LOS ANGELES -- The City Council voted unanimously Wednesday to take South Central Los Angeles off the map, renaming the historically black area in an effort to divorce it from an international image of riots, poverty and gang crime.
With one member absent, the council approved the motion 14-0 to use the name South Los Angeles when referring to the region in all future city documents.
There was no organized opposition.
Supporters call it a first step in getting outsiders, particularly the media and filmmakers, to recognize that what they have been calling South Central is an ethnically diverse region with proud neighborhoods and even a few million-dollar mansions.
"It's just a start," Councilwoman Jan Perry, one of the motion's authors, said a few days before the vote.
"It's basically one way, albeit a small one, to give a community its identity back."
Even before the vote, the change appealed to 60-year-old Salim Uqdah, busy trimming grass on a sidewalk in front of his home a block off South Central Avenue.

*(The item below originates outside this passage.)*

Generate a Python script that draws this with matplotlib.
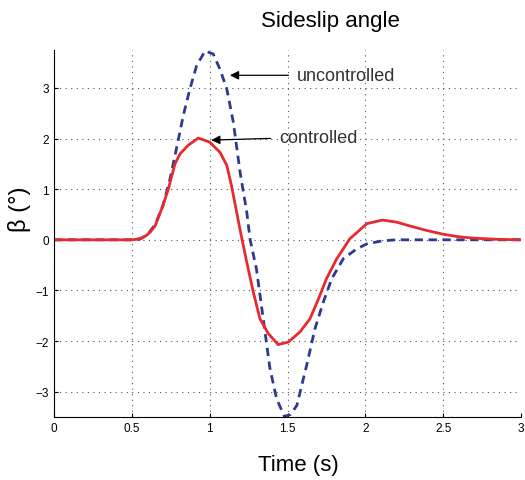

"If you just leave out the Central ... it may start changing the image, because there's a lot of good people, a lot of good people that live here," Uqdah said.
In the media, including "gangsta rap" albums and movies such as "Training Day" and "Boyz In the Hood," the name generally has followed the southerly and westerly movement of the black community in the city.
It had recently been used to cover every place from Watts -- center of the 1965 riots and strongly identified with street gang violence -- to Baldwin Hills, which boasts the homes of black doctors and lawyers.